┌──
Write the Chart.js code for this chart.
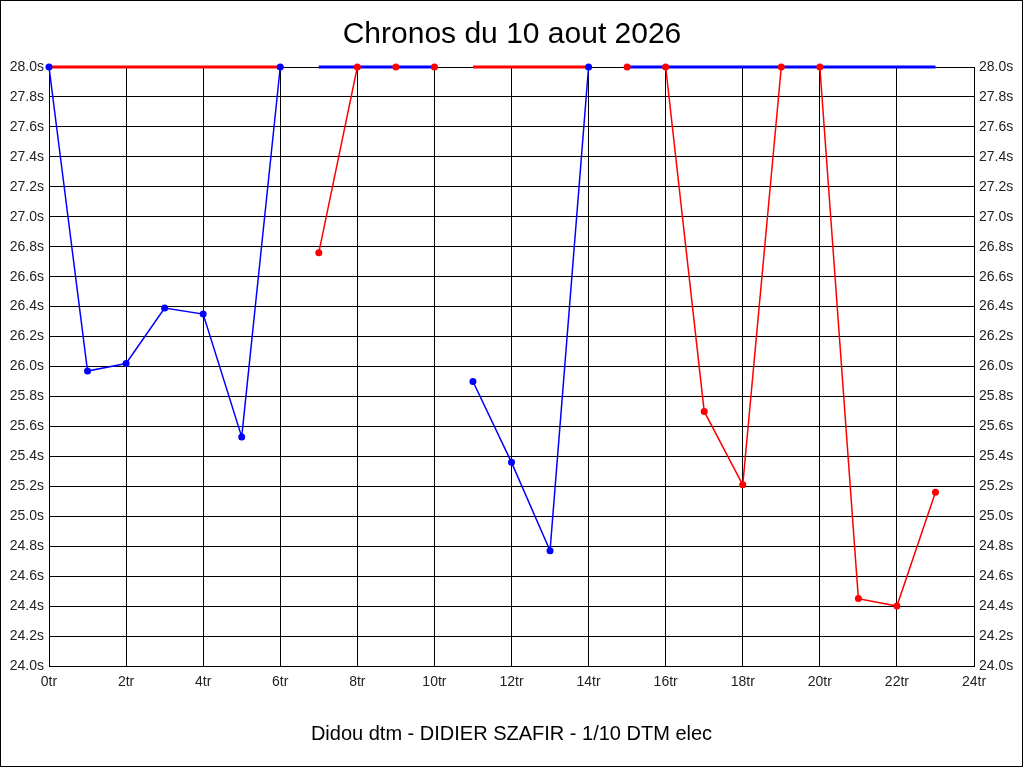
<!DOCTYPE html>
<html>
<head>
<meta charset="utf-8">
<script src="https://cdn.jsdelivr.net/npm/chart.js@4/dist/chart.umd.min.js"></script>
<style>
  html, body { margin: 0; padding: 0; background: #fff; }
  #wrap { width: 1024px; height: 768px; }
</style>
</head>
<body>
<div id="wrap"><canvas id="chronos" width="1024" height="768"></canvas></div>
<script>
// tours (axe x) et chronos en secondes
var tours = [0, 1, 2, 3, 4, 5, 6, 7, 8, 9, 10, 11, 12, 13, 14, 15, 16, 17, 18, 19, 20, 21, 22, 23];

// chronos voiture bleue
var chronoBleu = [28.0, 25.97, 26.02, 26.39, 26.35, 25.53, 28.0, null, null, null, null, 25.90,
                  25.36, 24.77, 28.0, null, null, null, null, null, null, null, null, null];
// chronos voiture rouge
var chronoRouge = [null, null, null, null, null, null, null, 26.76, 28.0, 28.0, 28.0, null,
                   null, null, null, 28.0, 28.0, 25.70, 25.21, 28.0, 28.0, 24.45, 24.40, 25.16];

// bandes hors echelle (en haut du graphe)
var horsBleu = [null, null, null, null, null, null, null, 28.0, 28.0, 28.0, 28.0, null,
                null, null, null, 28.0, 28.0, 28.0, 28.0, 28.0, 28.0, 28.0, 28.0, 28.0];
var horsRouge = [28.0, 28.0, 28.0, 28.0, 28.0, 28.0, 28.0, null, null, null, null, 28.0,
                 28.0, 28.0, 28.0, null, null, null, null, null, null, null, null, null];

var titre = "Chronos du 10 aout 2026";
var pilote = "Didou dtm - DIDIER SZAFIR - 1/10 DTM elec";

function points(valeurs) {
  var pts = [];
  for (var i in tours) {
    pts.push({ x: tours[i], y: valeurs[i] });
  }
  return pts;
}

var police = '"Liberation Sans", Arial, sans-serif';

// cadre autour de l'image
var cadre = {
  id: 'cadre',
  afterDraw: function(chart) {
    var ctx = chart.ctx;
    ctx.save();
    ctx.strokeStyle = '#000';
    ctx.lineWidth = 1;
    ctx.strokeRect(0.5, 0.5, 1022, 766);
    ctx.restore();
  }
};

// traits fins des chronos (dessous)
function trait(label, valeurs, couleur) {
  return {
    label: label,
    data: points(valeurs),
    borderColor: couleur,
    borderWidth: 1.5,
    pointRadius: 0,
    spanGaps: false,
    clip: false,
    order: 3
  };
}
// bandes epaisses en haut (au milieu)
function bande(label, valeurs, couleur) {
  return {
    label: label,
    data: points(valeurs),
    borderColor: couleur,
    borderWidth: 3,
    pointRadius: 0,
    spanGaps: false,
    clip: false,
    order: 2
  };
}
// points des chronos (dessus)
function pastilles(label, valeurs, couleur) {
  return {
    label: label,
    data: points(valeurs),
    showLine: false,
    backgroundColor: couleur,
    borderColor: couleur,
    pointRadius: 3.5,
    pointBorderWidth: 0,
    clip: false,
    order: 1
  };
}

var ctx = document.getElementById('chronos');
var monGraphe = new Chart(ctx, {
  type: 'line',
  data: {
    datasets: [
      trait('Bleu', chronoBleu, '#0000ff'),
      trait('Rouge', chronoRouge, '#ff0000'),
      bande('Hors bleu', horsBleu, '#0000ff'),
      bande('Hors rouge', horsRouge, '#ff0000'),
      pastilles('Points bleu', chronoBleu, '#0000ff'),
      pastilles('Points rouge', chronoRouge, '#ff0000')
    ]
  },
  options: {
    responsive: false,
    animation: false,
    devicePixelRatio: 1,
    layout: { padding: 0 },
    plugins: {
      legend: { display: false },
      tooltip: { enabled: false },
      title: {
        display: true,
        text: titre,
        color: '#000',
        font: { family: police, size: 30, weight: 'normal' },
        padding: { top: 17, bottom: 14 }
      }
    },
    scales: {
      x: {
        type: 'linear',
        min: 0,
        max: 24,
        grid: { color: '#000', lineWidth: 1, drawTicks: false },
        border: { color: '#000' },
        ticks: {
          stepSize: 2,
          padding: 8,
          color: '#222',
          font: { family: police, size: 14 },
          callback: function(v) { return v + 'tr'; }
        },
        title: {
          display: true,
          text: pilote,
          color: '#000',
          font: { family: police, size: 20 },
          padding: { top: 0, bottom: 22 }
        },
        afterFit: function(scale) { scale.height = 102; }
      },
      y: {
        position: 'left',
        min: 24,
        max: 28,
        grid: { color: '#000', lineWidth: 1, drawTicks: false },
        border: { color: '#000' },
        ticks: {
          stepSize: 0.2,
          padding: 5,
          color: '#222',
          font: { family: police, size: 14 },
          callback: function(v) { return v.toFixed(1) + 's'; }
        },
        afterFit: function(scale) { scale.width = 49; }
      },
      y2: {
        position: 'right',
        min: 24,
        max: 28,
        grid: { drawOnChartArea: false, drawTicks: false },
        border: { color: '#000' },
        ticks: {
          stepSize: 0.2,
          padding: 5,
          color: '#222',
          font: { family: police, size: 14 },
          callback: function(v) { return v.toFixed(1) + 's'; }
        },
        afterFit: function(scale) { scale.width = 50; }
      }
    }
  },
  plugins: [cadre]
});
</script>
</body>
</html>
└──
• Your objective:
Return the listing above in full and without alteration, excluding its pictures.

• Answer to this exercise:
Write the Chart.js code for this chart.
<!DOCTYPE html>
<html>
<head>
<meta charset="utf-8">
<script src="https://cdn.jsdelivr.net/npm/chart.js@4/dist/chart.umd.min.js"></script>
<style>
  html, body { margin: 0; padding: 0; background: #fff; }
  #wrap { width: 1024px; height: 768px; }
</style>
</head>
<body>
<div id="wrap"><canvas id="chronos" width="1024" height="768"></canvas></div>
<script>
// tours (axe x) et chronos en secondes
var tours = [0, 1, 2, 3, 4, 5, 6, 7, 8, 9, 10, 11, 12, 13, 14, 15, 16, 17, 18, 19, 20, 21, 22, 23];

// chronos voiture bleue
var chronoBleu = [28.0, 25.97, 26.02, 26.39, 26.35, 25.53, 28.0, null, null, null, null, 25.90,
                  25.36, 24.77, 28.0, null, null, null, null, null, null, null, null, null];
// chronos voiture rouge
var chronoRouge = [null, null, null, null, null, null, null, 26.76, 28.0, 28.0, 28.0, null,
                   null, null, null, 28.0, 28.0, 25.70, 25.21, 28.0, 28.0, 24.45, 24.40, 25.16];

// bandes hors echelle (en haut du graphe)
var horsBleu = [null, null, null, null, null, null, null, 28.0, 28.0, 28.0, 28.0, null,
                null, null, null, 28.0, 28.0, 28.0, 28.0, 28.0, 28.0, 28.0, 28.0, 28.0];
var horsRouge = [28.0, 28.0, 28.0, 28.0, 28.0, 28.0, 28.0, null, null, null, null, 28.0,
                 28.0, 28.0, 28.0, null, null, null, null, null, null, null, null, null];

var titre = "Chronos du 10 aout 2026";
var pilote = "Didou dtm - DIDIER SZAFIR - 1/10 DTM elec";

function points(valeurs) {
  var pts = [];
  for (var i in tours) {
    pts.push({ x: tours[i], y: valeurs[i] });
  }
  return pts;
}

var police = '"Liberation Sans", Arial, sans-serif';

// cadre autour de l'image
var cadre = {
  id: 'cadre',
  afterDraw: function(chart) {
    var ctx = chart.ctx;
    ctx.save();
    ctx.strokeStyle = '#000';
    ctx.lineWidth = 1;
    ctx.strokeRect(0.5, 0.5, 1022, 766);
    ctx.restore();
  }
};

// traits fins des chronos (dessous)
function trait(label, valeurs, couleur) {
  return {
    label: label,
    data: points(valeurs),
    borderColor: couleur,
    borderWidth: 1.5,
    pointRadius: 0,
    spanGaps: false,
    clip: false,
    order: 3
  };
}
// bandes epaisses en haut (au milieu)
function bande(label, valeurs, couleur) {
  return {
    label: label,
    data: points(valeurs),
    borderColor: couleur,
    borderWidth: 3,
    pointRadius: 0,
    spanGaps: false,
    clip: false,
    order: 2
  };
}
// points des chronos (dessus)
function pastilles(label, valeurs, couleur) {
  return {
    label: label,
    data: points(valeurs),
    showLine: false,
    backgroundColor: couleur,
    borderColor: couleur,
    pointRadius: 3.5,
    pointBorderWidth: 0,
    clip: false,
    order: 1
  };
}

var ctx = document.getElementById('chronos');
var monGraphe = new Chart(ctx, {
  type: 'line',
  data: {
    datasets: [
      trait('Bleu', chronoBleu, '#0000ff'),
      trait('Rouge', chronoRouge, '#ff0000'),
      bande('Hors bleu', horsBleu, '#0000ff'),
      bande('Hors rouge', horsRouge, '#ff0000'),
      pastilles('Points bleu', chronoBleu, '#0000ff'),
      pastilles('Points rouge', chronoRouge, '#ff0000')
    ]
  },
  options: {
    responsive: false,
    animation: false,
    devicePixelRatio: 1,
    layout: { padding: 0 },
    plugins: {
      legend: { display: false },
      tooltip: { enabled: false },
      title: {
        display: true,
        text: titre,
        color: '#000',
        font: { family: police, size: 30, weight: 'normal' },
        padding: { top: 17, bottom: 14 }
      }
    },
    scales: {
      x: {
        type: 'linear',
        min: 0,
        max: 24,
        grid: { color: '#000', lineWidth: 1, drawTicks: false },
        border: { color: '#000' },
        ticks: {
          stepSize: 2,
          padding: 8,
          color: '#222',
          font: { family: police, size: 14 },
          callback: function(v) { return v + 'tr'; }
        },
        title: {
          display: true,
          text: pilote,
          color: '#000',
          font: { family: police, size: 20 },
          padding: { top: 0, bottom: 22 }
        },
        afterFit: function(scale) { scale.height = 102; }
      },
      y: {
        position: 'left',
        min: 24,
        max: 28,
        grid: { color: '#000', lineWidth: 1, drawTicks: false },
        border: { color: '#000' },
        ticks: {
          stepSize: 0.2,
          padding: 5,
          color: '#222',
          font: { family: police, size: 14 },
          callback: function(v) { return v.toFixed(1) + 's'; }
        },
        afterFit: function(scale) { scale.width = 49; }
      },
      y2: {
        position: 'right',
        min: 24,
        max: 28,
        grid: { drawOnChartArea: false, drawTicks: false },
        border: { color: '#000' },
        ticks: {
          stepSize: 0.2,
          padding: 5,
          color: '#222',
          font: { family: police, size: 14 },
          callback: function(v) { return v.toFixed(1) + 's'; }
        },
        afterFit: function(scale) { scale.width = 50; }
      }
    }
  },
  plugins: [cadre]
});
</script>
</body>
</html>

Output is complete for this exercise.